▶ _Requirements_
Collect all the lines that mention the word "chart".

▶ _Supplied information_

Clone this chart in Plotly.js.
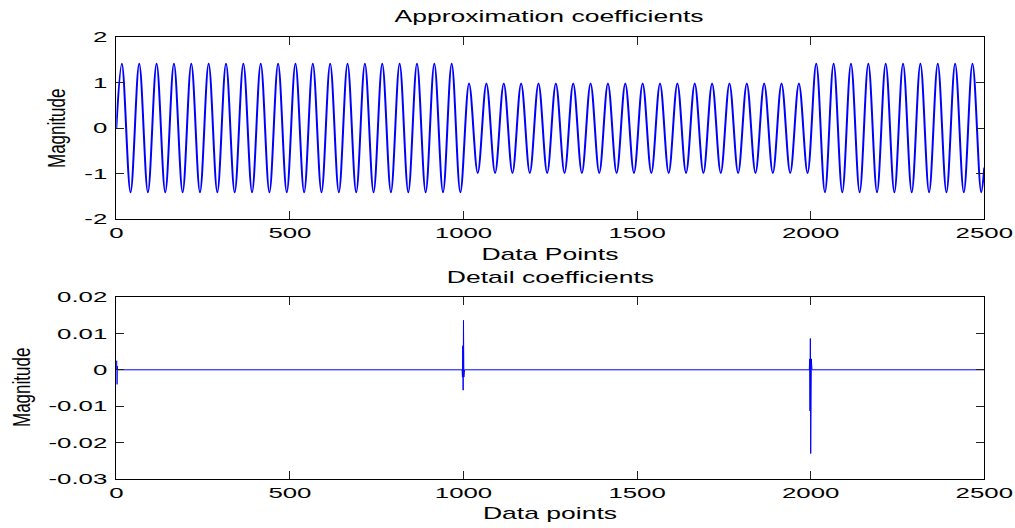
<!DOCTYPE html>
<html>
<head>
<meta charset="utf-8">
<script src="https://cdn.plot.ly/plotly-3.0.1.min.js"></script>
<style>
  html, body { margin: 0; padding: 0; background: #ffffff; }
  #chart { width: 1015px; height: 528px; }
</style>
</head>
<body>
<div id="chart"></div>
<script>
// ---- Data ----
// Approximation coefficients: positions (data points) and values of the wave's peaks and troughs
var approxX = [0,
  16, 41, 66, 91, 116, 141, 166, 191, 216, 241, 266, 291, 316, 341, 366, 391, 416, 441, 466, 491,
  516, 541, 566, 591, 616, 641, 666, 691, 716, 741, 766, 791, 816, 841, 866, 891, 916, 941, 966, 991,
  1016, 1041, 1066, 1091, 1116, 1141, 1166, 1191, 1216, 1241, 1266, 1291, 1316, 1341, 1366, 1391, 1416, 1441, 1466, 1491,
  1516, 1541, 1566, 1591, 1616, 1641, 1666, 1691, 1716, 1741, 1766, 1791, 1816, 1841, 1866, 1891, 1916, 1941, 1966, 1991,
  2016, 2041, 2066, 2091, 2116, 2141, 2166, 2191, 2216, 2241, 2266, 2291, 2316, 2341, 2366, 2391, 2416, 2441, 2466, 2491,
  2500];
var approxY = [0,
  1.41, -1.41, 1.41, -1.41, 1.41, -1.41, 1.41, -1.41, 1.41, -1.41, 1.41, -1.41, 1.41, -1.41, 1.41, -1.41, 1.41, -1.41, 1.41, -1.41,
  1.41, -1.41, 1.41, -1.41, 1.41, -1.41, 1.41, -1.41, 1.41, -1.41, 1.41, -1.41, 1.41, -1.41, 1.41, -1.41, 1.41, -1.41, 1.41, -1.41,
  0.98, -0.99, 0.98, -0.99, 0.98, -0.99, 0.98, -0.99, 0.98, -0.99, 0.98, -0.99, 0.98, -0.99, 0.98, -0.99, 0.98, -0.99, 0.98, -0.99,
  0.98, -0.99, 0.98, -0.99, 0.98, -0.99, 0.98, -0.99, 0.98, -0.99, 0.98, -0.99, 0.98, -0.99, 0.98, -0.99, 0.98, -0.99, 0.98, -0.99,
  1.41, -1.41, 1.41, -1.41, 1.41, -1.41, 1.41, -1.41, 1.41, -1.41, 1.41, -1.41, 1.41, -1.41, 1.41, -1.41, 1.41, -1.41, 1.41, -1.41,
  -0.87];

// Detail coefficients: flat at zero except short bursts at 0, 1000 and 2000
var detailX = [0, 1, 2, 3, 4,
  996, 997, 998, 999, 1000, 1001, 1002, 1003,
  1996, 1997, 1998, 1999, 2000, 2001, 2002, 2003, 2004,
  2500];
var detailY = [0, 0.0025, -0.004, 0.001, 0,
  0, -0.002, 0.0066, -0.0056, 0.0136, -0.002, 0.001, 0,
  0, 0.003, -0.0113, 0.0086, -0.023, -0.0025, 0.003, 0.001, 0,
  0];

// Tick values and labels
var xTickVals = [0, 500, 1000, 1500, 2000, 2500];
var xTickText = ['0', '500', '1000', '1500', '2000', '2500'];
var y1TickVals = [-2, -1, 0, 1, 2];
var y1TickText = ['-2', '-1', '0', '1', '2'];
var y2TickVals = [-0.03, -0.02, -0.01, 0, 0.01, 0.02];
var y2TickText = ['-0.03', '-0.02', '-0.01', '0', '0.01', '0.02'];

// Text
var topTitle = 'Approximation coefficients';
var bottomTitle = 'Detail coefficients';
var topXLabel = 'Data Points';
var bottomXLabel = 'Data points';
var yLabel = 'Magnitude';

// ---- Styling ----
var FONT = 'Liberation Sans, Arial, Helvetica, sans-serif';
var TICK_STRETCH = 1.72, TITLE_STRETCH = 1.56, YTITLE_STRETCH = 1.4;

function axisCommon() {
  return {
    showline: true, linecolor: '#000', linewidth: 1, mirror: 'ticks',
    ticks: 'inside', ticklen: 8, tickwidth: 1, tickcolor: '#222',
    showgrid: false, zeroline: false,
    tickfont: { family: FONT, size: 15, color: '#000' },
    tickmode: 'array', fixedrange: true
  };
}

var xa1 = Object.assign(axisCommon(), { domain: [0.11458, 0.96975], range: [0, 2500], tickvals: xTickVals, ticktext: xTickText, anchor: 'y' });
var xa2 = Object.assign(axisCommon(), { domain: [0.11458, 0.96975], range: [0, 2500], tickvals: xTickVals, ticktext: xTickText, anchor: 'y2' });
var ya1 = Object.assign(axisCommon(), { domain: [0.58523, 0.92992], range: [-2, 2], tickvals: y1TickVals, ticktext: y1TickText, anchor: 'x', ticklabelstandoff: 5 });
var ya2 = Object.assign(axisCommon(), { domain: [0.09280, 0.43750], range: [-0.03, 0.02], tickvals: y2TickVals, ticktext: y2TickText, anchor: 'x2', ticklabelstandoff: 5 });

var traces = [
  { x: approxX, y: approxY, xaxis: 'x', yaxis: 'y', type: 'scatter', mode: 'lines',
    line: { color: '#0000ff', width: 2, shape: 'spline', smoothing: 1 }, hoverinfo: 'skip' },
  { x: detailX, y: detailY, xaxis: 'x2', yaxis: 'y2', type: 'scatter', mode: 'lines',
    line: { color: '#0000ff', width: 1 }, hoverinfo: 'skip' }
];

function ann(text, x, y, angle) {
  return { text: text, x: x, y: y, xref: 'paper', yref: 'paper', xanchor: 'center', yanchor: 'middle',
    showarrow: false, textangle: angle || 0, font: { family: FONT, size: 17, color: '#000' } };
}

var layout = {
  width: 1015, height: 528,
  margin: { l: 0, r: 0, t: 0, b: 0 },
  paper_bgcolor: '#ffffff', plot_bgcolor: '#ffffff',
  showlegend: false,
  xaxis: xa1, yaxis: ya1, xaxis2: xa2, yaxis2: ya2,
  annotations: [
    ann(topTitle, 0.5409, 0.96875),
    ann(topXLabel, 0.5414, 0.51705),
    ann(yLabel, 0.05714, 0.75758, -90),
    ann(bottomTitle, 0.5419, 0.47443),
    ann(bottomXLabel, 0.5419, 0.02652),
    ann(yLabel, 0.02266, 0.26705, -90)
  ]
};

// The reference picture is horizontally stretched; widen glyphs the same way.
function stretchText(gd) {
  var nodes = gd.querySelectorAll('text');
  nodes.forEach(function (t) {
    var pc = (t.parentNode && t.parentNode.getAttribute('class')) || '';
    var c = t.getAttribute('class') || '';
    var s = null, rotated = false;
    if (/tick/.test(pc)) s = TICK_STRETCH;
    else if (/annotation-text/.test(c)) {
      s = TITLE_STRETCH;
      if (t.textContent === yLabel) { rotated = true; s = YTITLE_STRETCH; }
    }
    if (!s) return;
    var x = parseFloat(t.getAttribute('x')) || 0;
    var y = parseFloat(t.getAttribute('y')) || 0;
    var T = t.getAttribute('transform') || '';
    if (rotated) {
      var yc = y - 0.35 * 17;
      T += ' translate(' + x + ',' + yc + ') scale(1,' + s + ') translate(' + (-x) + ',' + (-yc) + ')';
    } else {
      T += ' translate(' + x + ',0) scale(' + s + ',1) translate(' + (-x) + ',0)';
    }
    t.setAttribute('transform', T);
  });
}

Plotly.newPlot('chart', traces, layout, { staticPlot: true, displayModeBar: false }).then(stretchText);
</script>
</body>
</html>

▶ _Task response_
Clone this chart in Plotly.js.
  #chart { width: 1015px; height: 528px; }
<div id="chart"></div>
Plotly.newPlot('chart', traces, layout, { staticPlot: true, displayModeBar: false }).then(stretchText);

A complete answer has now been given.